Hard Declines (Visa)

Visa has a regulation prohibiting hard declines on cards using their network. Many merchants may be ignoring this regulation and paying fines on each attempt, but in our experience, the regulation is well-positioned. The recovery rate on Visa hard declines is infinitesimally low. After running analytics on these approvals, it's likely the processing/gateway/platform costs, in addition to the network fees on each out-of-compliance retry, are more expensive than the revenue collected.  

Revolv3 recommends you stop any billing/retry after receiving a hard decline of a Visa card and contacting the consumer to update their payment method.

Hard Declines (Mastercard)

Unlike Visa, Mastercard does not have a hard decline requirement. While many processors and networks will recommend you don't retry these decline codes, that may not be the best advice depending on your card mix and transaction amount. Revenue recovered retrying Mastercard hard declines is much higher than with Visa.  

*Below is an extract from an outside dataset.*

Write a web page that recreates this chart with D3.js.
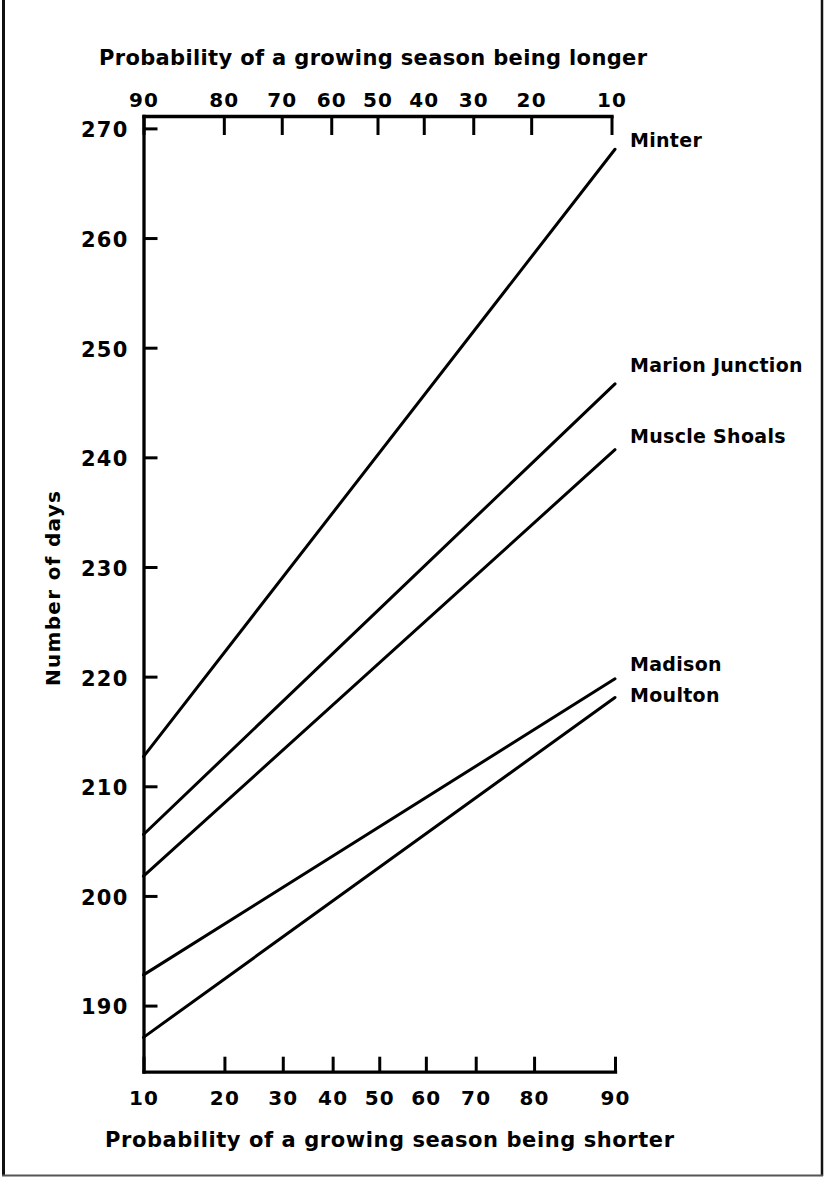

How can cards that the bank/network says will never approve, approve? Welcome to the imperfect science of payment decline codes.  

Final Thoughts

Payment processing is never a one-solution-fits-all problem. Revolv3 remains committed to recurring, installment, and credential-on-file merchants in e-commerce to close the approval rate gap and reduce false declines. A little effort to pick quality partners and limit data manipulation in the transaction flow can multiply your return on investment.